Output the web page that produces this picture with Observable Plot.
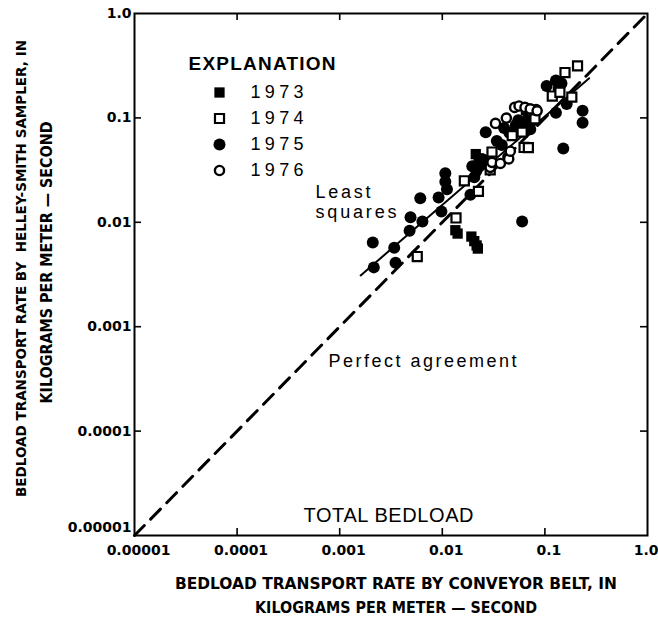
<!DOCTYPE html>
<html>
<head>
<meta charset="utf-8">
<script src="https://cdn.jsdelivr.net/npm/d3@7"></script>
<script src="https://cdn.jsdelivr.net/npm/@observablehq/plot@0.6"></script>
<style>
  html, body { margin: 0; padding: 0; background: #fff; }
  #chart { width: 658px; height: 623px; }
</style>
</head>
<body>
<div id="chart"></div>
<script>
// ---- Data (kg per meter-second) ----
const x1973 = [0.0134, 0.0141, 0.0192, 0.0205, 0.0216, 0.0222, 0.0212, 0.0226, 0.0238, 0.068, 0.074];
const y1973 = [0.0084, 0.0078, 0.0073, 0.0066, 0.0060, 0.0056, 0.045, 0.041, 0.036, 0.110, 0.096];

const x1974 = [0.0057, 0.0136, 0.0164, 0.0225, 0.0293, 0.0305, 0.048, 0.060, 0.0627, 0.069, 0.066, 0.074, 0.080, 0.118, 0.140, 0.183, 0.157, 0.208];
const y1974 = [0.0047, 0.0110, 0.0250, 0.0198, 0.0318, 0.0471, 0.0676, 0.073, 0.0521, 0.052, 0.120, 0.117, 0.098, 0.162, 0.176, 0.158, 0.272, 0.315];

const x1975 = [0.0021, 0.00215, 0.0034, 0.0035, 0.0048, 0.0049, 0.0061, 0.0064, 0.0092, 0.0098, 0.0107, 0.0107, 0.0111, 0.0188, 0.0196, 0.0205, 0.0215, 0.0265, 0.025, 0.034, 0.040, 0.045, 0.055, 0.060, 0.065, 0.070, 0.076, 0.082, 0.072, 0.104, 0.128, 0.136, 0.145, 0.128, 0.151, 0.163, 0.233, 0.233, 0.038, 0.052];
const y1975 = [0.0064, 0.0037, 0.0057, 0.0041, 0.0083, 0.0112, 0.0170, 0.0102, 0.0173, 0.0127, 0.0295, 0.0244, 0.0207, 0.0184, 0.0345, 0.027, 0.031, 0.0728, 0.040, 0.060, 0.080, 0.072, 0.095, 0.0102, 0.088, 0.100, 0.112, 0.120, 0.078, 0.202, 0.228, 0.190, 0.215, 0.112, 0.051, 0.136, 0.117, 0.090, 0.055, 0.085];

const x1976 = [0.0293, 0.0305, 0.033, 0.0368, 0.0421, 0.0436, 0.0444, 0.0507, 0.056, 0.064, 0.072, 0.084, 0.046];
const y1976 = [0.0336, 0.0375, 0.0886, 0.0366, 0.0997, 0.0421, 0.0405, 0.126, 0.130, 0.126, 0.122, 0.117, 0.048];

// Least-squares fit line end points and the 1:1 line
const lsX = [0.0016, 0.27];
const lsY = [0.0031, 0.24];
const perfectX = [0.00001, 1];
const perfectY = [0.00001, 1];

// Axis ticks and labels
const tickValues = [0.00001, 0.0001, 0.001, 0.01, 0.1, 1];
const xTickLabels = ["0.00001", "0.0001", "0.001", "0.01", "0.1", "1.0"];
const yTickLabels = ["0.00001", "0.0001", "0.001", "0.01", "0.1", "1.0"];
const innerTicks = [0.0001, 0.001, 0.01, 0.1];

// Legend
const years = ["1973", "1974", "1975", "1976"];

const xTitle = ["BEDLOAD TRANSPORT RATE BY CONVEYOR BELT, IN", "KILOGRAMS PER METER \u2014 SECOND"];
const yTitle = ["BEDLOAD TRANSPORT RATE BY  HELLEY-SMITH SAMPLER, IN", "KILOGRAMS PER METER \u2014 SECOND"];

// ---- Build tables ----
const pts = (xs, ys) => xs.map((x, i) => ({x, y: ys[i]}));
const d1973 = pts(x1973, y1973), d1974 = pts(x1974, y1974), d1975 = pts(x1975, y1975), d1976 = pts(x1976, y1976);
const lsLine = pts(lsX, lsY);
const perfLine = pts(perfectX, perfectY);

const W = 658, H = 623;
const mL = 134, mR = 11, mT = 13, mB = 88;
const innerH = H - mT - mB;
const innerW = W - mL - mR;
const tickLen = 7;

const boldFont = "'DejaVu Sans', Verdana, sans-serif";
const lettering = "'Liberation Sans', Arial, Helvetica, sans-serif";

const symStyle = {
  "1973": {symbol: "square", r: 5.8, fill: "black", stroke: "none"},
  "1974": {symbol: "square", r: 5.1, fill: "white", stroke: "black", strokeWidth: 2.2},
  "1975": {symbol: "circle", r: 6, fill: "black", stroke: "none"},
  "1976": {symbol: "circle", r: 4.6, fill: "white", stroke: "black", strokeWidth: 2.4}
};

const T = (txt, o) => Plot.text([txt], {text: d => d, lineAnchor: "middle", ...o});

const legendMarks = [];
years.forEach((yr, i) => {
  const s = symStyle[yr];
  legendMarks.push(Plot.dot([yr], {frameAnchor: "top-left", dx: 219 - mL, dy: 92 - mT + i * 26, symbol: s.symbol, r: s.r, fill: s.fill, stroke: s.stroke, strokeWidth: s.strokeWidth}));
  legendMarks.push(T(yr, {frameAnchor: "top-left", dx: 250 - mL, dy: 92 - mT + i * 26, textAnchor: "start", fontFamily: lettering, fontSize: 18}));
});

const chart = Plot.plot({
  width: W,
  height: H,
  marginLeft: mL, marginRight: mR, marginTop: mT, marginBottom: mB,
  x: {type: "log", domain: [0.00001, 1], axis: null},
  y: {type: "log", domain: [0.00001, 1], axis: null},
  style: {background: "white", color: "black"},
  marks: [
    // inward ticks on all four sides
    Plot.ruleX(innerTicks, {x: d => d, insetTop: innerH - tickLen, strokeWidth: 1.6}),
    Plot.ruleX(innerTicks, {x: d => d, insetBottom: innerH - tickLen, strokeWidth: 1.6}),
    Plot.ruleY(innerTicks, {y: d => d, insetRight: innerW - tickLen, strokeWidth: 1.6}),
    Plot.ruleY(innerTicks, {y: d => d, insetLeft: innerW - tickLen, strokeWidth: 1.6}),
    // lines
    Plot.line(perfLine, {x: "x", y: "y", strokeWidth: 3, strokeDasharray: "14,9"}),
    Plot.line(lsLine, {x: "x", y: "y", strokeWidth: 2}),
    // points
    Plot.dot(d1975, {x: "x", y: "y", ...symStyle["1975"]}),
    Plot.dot(d1973, {x: "x", y: "y", ...symStyle["1973"]}),
    Plot.dot(d1974, {x: "x", y: "y", ...symStyle["1974"]}),
    Plot.dot(d1976, {x: "x", y: "y", ...symStyle["1976"]}),
    Plot.frame({strokeWidth: 2}),
    // tick labels
    Plot.text(tickValues.slice(0, 5), {x: d => d, text: (d, i) => xTickLabels[i], frameAnchor: "bottom", lineAnchor: "middle", dy: 15, dx: 4, fontFamily: boldFont, fontWeight: "bold", fontSize: 14}),
    Plot.text(tickValues.slice(5), {x: d => d, text: (d, i) => xTickLabels[i + 5], frameAnchor: "bottom", lineAnchor: "middle", textAnchor: "end", dy: 15, dx: 11, fontFamily: boldFont, fontWeight: "bold", fontSize: 14}),
    Plot.text(tickValues.slice(1), {y: d => d, text: (d, i) => yTickLabels[i + 1], frameAnchor: "left", lineAnchor: "middle", textAnchor: "end", dx: -3, fontFamily: boldFont, fontWeight: "bold", fontSize: 14}),
    Plot.text(tickValues.slice(0, 1), {y: d => d, text: (d, i) => yTickLabels[i], frameAnchor: "left", lineAnchor: "middle", textAnchor: "end", dx: -3, dy: -8, fontFamily: boldFont, fontWeight: "bold", fontSize: 14}),
    // axis titles
    T(xTitle[0], {frameAnchor: "bottom", dx: 5, dy: 48, fontFamily: boldFont, fontWeight: "bold", fontSize: 16}),
    T(xTitle[1], {frameAnchor: "bottom", dx: 5, dy: 72, fontFamily: boldFont, fontWeight: "bold", fontSize: 16}),
    T(yTitle[0], {frameAnchor: "left", textAnchor: "middle", rotate: -90, dx: -113, dy: -6, fontFamily: boldFont, fontWeight: "bold", fontSize: 14}),
    T(yTitle[1], {frameAnchor: "left", textAnchor: "middle", rotate: -90, dx: -88, dy: -12, fontFamily: boldFont, fontWeight: "bold", fontSize: 16}),
    // annotations
    T("EXPLANATION", {frameAnchor: "top-left", dx: 188 - mL, dy: 63 - mT, textAnchor: "start", fontFamily: lettering, fontWeight: "bold", fontSize: 19}),
    ...legendMarks,
    T("Least", {frameAnchor: "top-left", dx: 315 - mL, dy: 192 - mT, textAnchor: "start", fontFamily: lettering, fontSize: 18}),
    T("squares", {frameAnchor: "top-left", dx: 315 - mL, dy: 212 - mT, textAnchor: "start", fontFamily: lettering, fontSize: 18}),
    T("Perfect agreement", {frameAnchor: "top-left", dx: 328 - mL, dy: 361 - mT, textAnchor: "start", fontFamily: lettering, fontSize: 18}),
    T("TOTAL BEDLOAD", {frameAnchor: "top-left", dx: 388 - mL, dy: 515 - mT, textAnchor: "middle", fontFamily: lettering, fontSize: 20})
  ]
});
document.getElementById("chart").appendChild(chart);

// Fit the hand-lettered / condensed texts to their widths in the figure
const widths = new Map([
  ["EXPLANATION", [147, "spacing"]],
  ["1973", [53, "spacing"]], ["1974", [53, "spacing"]], ["1975", [53, "spacing"]], ["1976", [53, "spacing"]],
  ["Least", [55, "spacing"]], ["squares", [81, "spacing"]],
  ["Perfect agreement", [188, "spacing"]], ["TOTAL BEDLOAD", [170, "spacing"]],
  [xTitle[0], [442, "spacingAndGlyphs"]], [xTitle[1], [290, "spacingAndGlyphs"]],
  [yTitle[0], [457, "spacingAndGlyphs"]], [yTitle[1], [282, "spacingAndGlyphs"]]
]);
d3.select(chart).selectAll("text").each(function() {
  const w = widths.get(this.textContent);
  if (w) {
    this.setAttribute("textLength", w[0]);
    this.setAttribute("lengthAdjust", w[1]);
  }
});
</script>
</body>
</html>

==============================

◆ STATED TASK: Write out exactly the opening lines of the data, stopping after the line that holds "const perfectY = [0.00001, 1];". Exclude pictures.

◆ ANSWER TO THIS EXERCISE:
Output the web page that produces this picture with Observable Plot.
<!DOCTYPE html>
<html>
<head>
<meta charset="utf-8">
<script src="https://cdn.jsdelivr.net/npm/d3@7"></script>
<script src="https://cdn.jsdelivr.net/npm/@observablehq/plot@0.6"></script>
<style>
  html, body { margin: 0; padding: 0; background: #fff; }
  #chart { width: 658px; height: 623px; }
</style>
</head>
<body>
<div id="chart"></div>
<script>
// ---- Data (kg per meter-second) ----
const x1973 = [0.0134, 0.0141, 0.0192, 0.0205, 0.0216, 0.0222, 0.0212, 0.0226, 0.0238, 0.068, 0.074];
const y1973 = [0.0084, 0.0078, 0.0073, 0.0066, 0.0060, 0.0056, 0.045, 0.041, 0.036, 0.110, 0.096];

const x1974 = [0.0057, 0.0136, 0.0164, 0.0225, 0.0293, 0.0305, 0.048, 0.060, 0.0627, 0.069, 0.066, 0.074, 0.080, 0.118, 0.140, 0.183, 0.157, 0.208];
const y1974 = [0.0047, 0.0110, 0.0250, 0.0198, 0.0318, 0.0471, 0.0676, 0.073, 0.0521, 0.052, 0.120, 0.117, 0.098, 0.162, 0.176, 0.158, 0.272, 0.315];

const x1975 = [0.0021, 0.00215, 0.0034, 0.0035, 0.0048, 0.0049, 0.0061, 0.0064, 0.0092, 0.0098, 0.0107, 0.0107, 0.0111, 0.0188, 0.0196, 0.0205, 0.0215, 0.0265, 0.025, 0.034, 0.040, 0.045, 0.055, 0.060, 0.065, 0.070, 0.076, 0.082, 0.072, 0.104, 0.128, 0.136, 0.145, 0.128, 0.151, 0.163, 0.233, 0.233, 0.038, 0.052];
const y1975 = [0.0064, 0.0037, 0.0057, 0.0041, 0.0083, 0.0112, 0.0170, 0.0102, 0.0173, 0.0127, 0.0295, 0.0244, 0.0207, 0.0184, 0.0345, 0.027, 0.031, 0.0728, 0.040, 0.060, 0.080, 0.072, 0.095, 0.0102, 0.088, 0.100, 0.112, 0.120, 0.078, 0.202, 0.228, 0.190, 0.215, 0.112, 0.051, 0.136, 0.117, 0.090, 0.055, 0.085];

const x1976 = [0.0293, 0.0305, 0.033, 0.0368, 0.0421, 0.0436, 0.0444, 0.0507, 0.056, 0.064, 0.072, 0.084, 0.046];
const y1976 = [0.0336, 0.0375, 0.0886, 0.0366, 0.0997, 0.0421, 0.0405, 0.126, 0.130, 0.126, 0.122, 0.117, 0.048];

// Least-squares fit line end points and the 1:1 line
const lsX = [0.0016, 0.27];
const lsY = [0.0031, 0.24];
const perfectX = [0.00001, 1];
const perfectY = [0.00001, 1];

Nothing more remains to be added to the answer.